Mark Selby reacts to Leicester relegation as snooker star texts Jamie Vardy | Other | Sport


Mark Selby has admitted it is painful to witness Leicester City‘s relegation to League One. Yet the four-time world snooker champion can still reflect warmly on what has been a rollercoaster decade for his beloved Foxes. Just 10 years on from their extraordinary Premier League triumph, City will compete in the third tier next season.

Selby, who faces Wu Yize in the Crucible second round, said: “Obviously, yeah, it’s tough because we’ve experienced the good times and now. But if somebody had said to me in 2015 that you’d have won the Premier League, FA Cup, quarter-finals of Champions League, Community Shield, all that, and then 10 years on you’d be in League One, I’d have still taken that.

“What we’re doing at the minute, before we won the Premier League, that was just Leicester as a club.

“We’d get promoted, we’d get relegated, we’d get promoted, get relegated. So just one of those things.”

Many supporters remain deeply frustrated with owner and chairman Aiyawatt Srivaddhanaprabha, but Selby has some sympathy for the Thai businessman.

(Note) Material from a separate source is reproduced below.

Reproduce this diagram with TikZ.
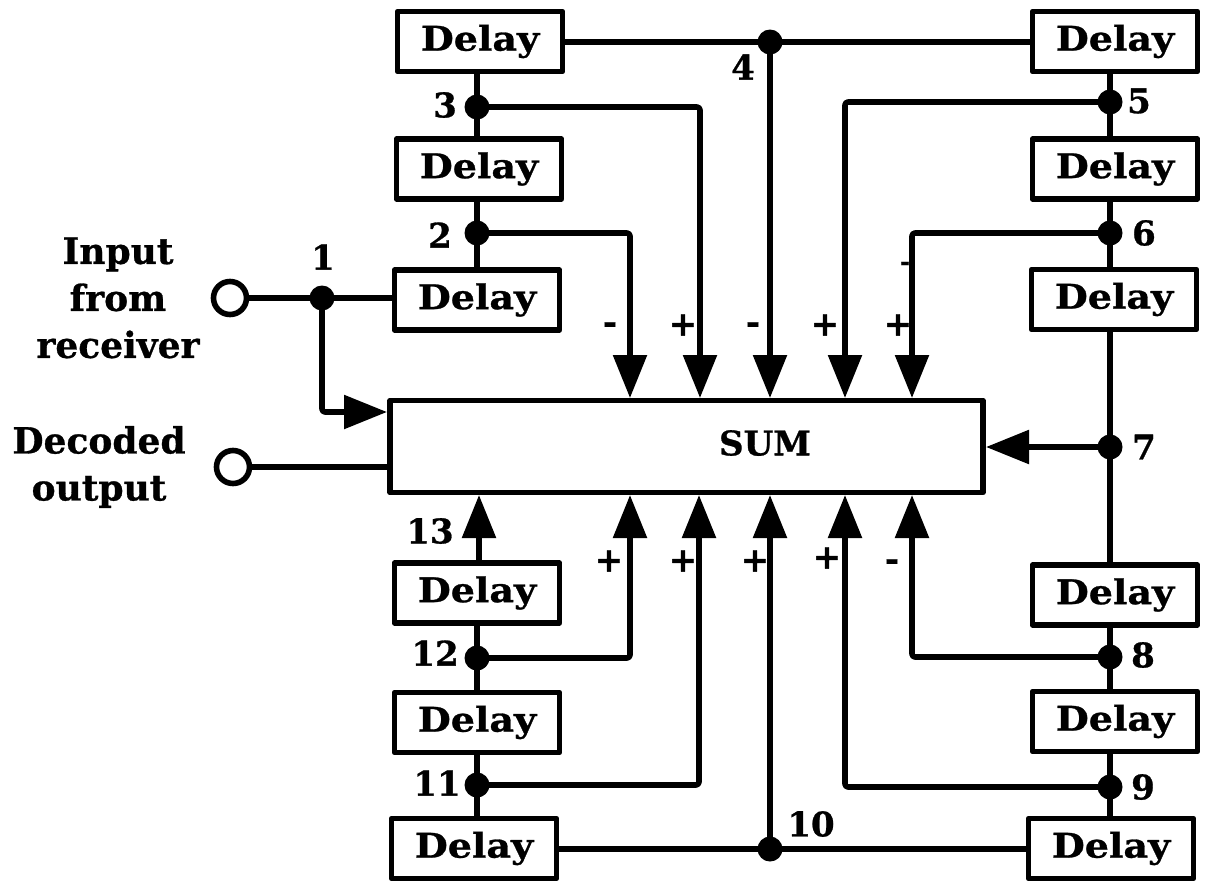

He added: “A lot of the fans are on his back saying he needs to sell the club and everything, but you’ve got to take a step back and look what’s actually happened to him.

“I mean, losing his father, who was basically like the brains and the businessman behind it and just losing him in that tragic accident.

“And then he’s basically been given a whole business at early 30s, which probably he had no involvement with at the time.

“It’s like one of my friends passing away and saying: ‘There you go Mark, you run the business and I’ve got no qualification to do it’. It’s difficult.

“When you look at that as well, it’s difficult, obviously, what he’s had to step up to try and do. I wouldn’t wish it on anyone.”

Selby is mates with Leicester legend Jamie Vardy, who is now at Italian outfit Cremonese.

He said: “I texted him the other week saying: ‘Any chance of you coming back?’. He’s been a great servant for us and you can’t blame him going somewhere else. He’s still doing it now.”